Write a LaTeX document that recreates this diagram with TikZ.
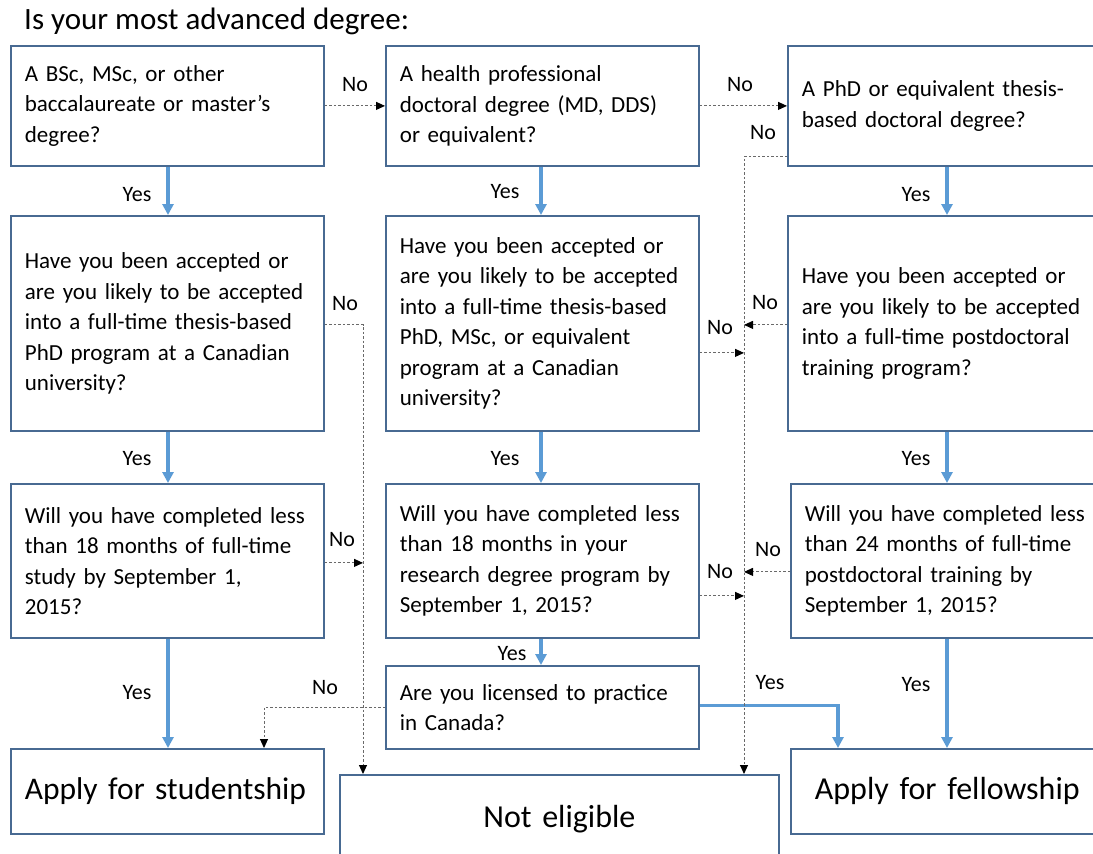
\documentclass[tikz,border=0pt]{standalone}
\usepackage{fontspec}
\setmainfont{Carlito}
\usetikzlibrary{arrows.meta,calc}
\definecolor{boxc}{RGB}{72,106,146}
\definecolor{bluec}{RGB}{91,155,213}
\definecolor{dotc}{RGB}{105,105,105}
\begin{document}
\begin{tikzpicture}[x=1pt,y=-1pt,
  q/.style={draw=boxc,line width=1.8pt,anchor=north west,minimum width=313pt,text width=285pt,inner xsep=14pt,inner ysep=0pt,align=left,font=\fontsize{23}{30.5}\selectfont},
  big/.style={q,font=\fontsize{32}{37}\selectfont},
  lab/.style={font=\fontsize{22}{26}\selectfont,inner sep=0pt},
  yes/.style={draw=bluec,line width=3.2pt,-{Triangle[length=11pt,width=11pt]}},
  nob/.style={draw=dotc,line width=1pt,dash pattern=on 2.5pt off 2pt},
  noa/.style={nob,-{Triangle[length=9pt,width=8pt,fill=black,color=black]}}]
\useasboundingbox (0,0) rectangle (1093,854);
\fill[white] (0,0) rectangle (1093,854);
\clip (0,0) rectangle (1093,854);

\node[anchor=west,inner sep=0pt,font=\fontsize{31}{36}\selectfont] (title) at (24,21) {Is your most advanced degree:};

% column A
\node[q,minimum height=120pt] (A1) at (10,45) {A BSc, MSc, or other\\baccalaureate or master’s\\degree?};
\node[q,minimum height=215pt] (A2) at (10,215) {Have you been accepted or\\are you likely to be accepted\\into a full-time thesis-based\\PhD program at a Canadian\\university?};
\node[q,minimum height=154pt] (A3) at (10,483) {Will you have completed less\\than 18 months of full-time\\study by September 1,\\2015?};
\node[big,minimum height=85pt,font=\fontsize{31.5}{37}\selectfont] (A5) at (10,748) {\mbox{Apply for studentship}};

% column B
\node[q,minimum height=120pt] (B1) at (385,45) {A health professional\\doctoral degree (MD, DDS)\\or equivalent?};
\node[q,minimum height=215pt] (B2) at (385,215) {Have you been accepted or\\are you likely to be accepted\\into a full-time thesis-based\\PhD, MSc, or equivalent\\program at a Canadian\\university?};
\node[q,minimum height=154pt] (B3) at (385,483) {Will you have completed less\\than 18 months in your\\research degree program by\\September 1, 2015?};
\node[q,minimum height=83pt] (B4) at (385,665) {Are you licensed to practice\\in Canada?};

% column C
\node[q,minimum height=120pt,inner xsep=13pt] (C1) at (787,45) {A PhD or equivalent thesis-\\based doctoral degree?};
\node[q,minimum height=215pt,inner xsep=13pt] (C2) at (787,215) {Have you been accepted or\\are you likely to be accepted\\into a full-time postdoctoral\\training program?};
\node[q,minimum height=154pt,inner xsep=13pt] (C3) at (790,483) {Will you have completed less\\than 24 months of full-time\\postdoctoral training by\\September 1, 2015?};
\node[big,minimum height=85pt] (C5) at (790,748) {\mbox{\hspace*{10pt}Apply for fellowship}};

% not eligible
\node[big,minimum width=439pt,text width=411pt,align=center,minimum height=88pt] (N) at (339,774) {Not eligible};

\coordinate (vL) at (363,0);
\coordinate (vR) at (744,0);
\coordinate (vS) at (264,0);
\coordinate (vF) at (838,0);

% yes arrows
\draw[yes] (A1.south -| 168,0) -- (A2.north -| 168,0);
\draw[yes] (A2.south -| 168,0) -- (A3.north -| 168,0);
\draw[yes] (A3.south -| 168,0) -- (A5.north -| 168,0);
\draw[yes] (B1.south -| 541,0) -- (B2.north -| 541,0);
\draw[yes] (B2.south -| 541,0) -- (B3.north -| 541,0);
\draw[yes] (B3.south -| 541,0) -- (B4.north -| 541,0);
\draw[yes] (C1.south -| 947,0) -- (C2.north -| 947,0);
\draw[yes] (C2.south -| 947,0) -- (C3.north -| 947,0);
\draw[yes] (C3.south -| 947,0) -- (C5.north -| 947,0);
\draw[yes] ([yshift=2pt]B4.east) -| (C5.north -| vF);

\node[lab] (y1) at (137,195) {Yes};
\node[lab] (y2) at (137,459) {Yes};
\node[lab] (y3) at (137,693) {Yes};
\node[lab] (y4) at (505,192) {Yes};
\node[lab] (y5) at (505,459) {Yes};
\node[lab] (y6) at (512,654) {Yes};
\node[lab] (y7) at (916,195) {Yes};
\node[lab] (y8) at (916,459) {Yes};
\node[lab] (y9) at (916,685) {Yes};
\node[lab] (y10) at (770,683) {Yes};

% no connectors
\draw[noa] (A1.east) -- (B1.west);
\draw[noa] (B1.east) -- (C1.west);
\draw[noa] ([yshift=-51pt]C1.west) -| (N.north -| vR);
\draw[noa] ([yshift=-1.5pt]A2.east) -| (N.north -| vL);
\draw[noa] ([yshift=-2pt]A3.east) -- ([yshift=-2pt]A3.east -| vL);
\draw[noa] ([yshift=-29.5pt]B2.east) -- ([yshift=-29.5pt]B2.east -| vR);
\draw[noa] ([yshift=-1.5pt]C2.west) -- ([yshift=-1.5pt]C2.west -| vR);
\draw[noa] ([yshift=-35pt]B3.east) -- ([yshift=-35pt]B3.east -| vR);
\draw[noa] ([yshift=-11pt]C3.west) -- ([yshift=-11pt]C3.west -| vR);
\draw[noa] (B4.west) -| (A5.north -| vS);

\node[lab] (n1) at (355,85) {No};
\node[lab] (n2) at (740,85) {No};
\node[lab] (n3) at (763,133) {No};
\node[lab] (n4) at (345,304) {No};
\node[lab] (n5) at (720,328) {No};
\node[lab] (n6) at (765,303) {No};
\node[lab] (n7) at (342,540) {No};
\node[lab] (n8) at (720,572) {No};
\node[lab] (n9) at (768,550) {No};
\node[lab] (n10) at (325,688) {No};
\end{tikzpicture}
\end{document}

* **Work to be completed**: Repeat, with no pictures, each line from the beginning of the data through the line containing "(A5) at (10,748)", inclusive.

* **Complete output**:
Write a LaTeX document that recreates this diagram with TikZ.
\documentclass[tikz,border=0pt]{standalone}
\usepackage{fontspec}
\setmainfont{Carlito}
\usetikzlibrary{arrows.meta,calc}
\definecolor{boxc}{RGB}{72,106,146}
\definecolor{bluec}{RGB}{91,155,213}
\definecolor{dotc}{RGB}{105,105,105}
\begin{document}
\begin{tikzpicture}[x=1pt,y=-1pt,
  q/.style={draw=boxc,line width=1.8pt,anchor=north west,minimum width=313pt,text width=285pt,inner xsep=14pt,inner ysep=0pt,align=left,font=\fontsize{23}{30.5}\selectfont},
  big/.style={q,font=\fontsize{32}{37}\selectfont},
  lab/.style={font=\fontsize{22}{26}\selectfont,inner sep=0pt},
  yes/.style={draw=bluec,line width=3.2pt,-{Triangle[length=11pt,width=11pt]}},
  nob/.style={draw=dotc,line width=1pt,dash pattern=on 2.5pt off 2pt},
  noa/.style={nob,-{Triangle[length=9pt,width=8pt,fill=black,color=black]}}]
\useasboundingbox (0,0) rectangle (1093,854);
\fill[white] (0,0) rectangle (1093,854);
\clip (0,0) rectangle (1093,854);

\node[anchor=west,inner sep=0pt,font=\fontsize{31}{36}\selectfont] (title) at (24,21) {Is your most advanced degree:};

% column A
\node[q,minimum height=120pt] (A1) at (10,45) {A BSc, MSc, or other\\baccalaureate or master’s\\degree?};
\node[q,minimum height=215pt] (A2) at (10,215) {Have you been accepted or\\are you likely to be accepted\\into a full-time thesis-based\\PhD program at a Canadian\\university?};
\node[q,minimum height=154pt] (A3) at (10,483) {Will you have completed less\\than 18 months of full-time\\study by September 1,\\2015?};
\node[big,minimum height=85pt,font=\fontsize{31.5}{37}\selectfont] (A5) at (10,748) {\mbox{Apply for studentship}};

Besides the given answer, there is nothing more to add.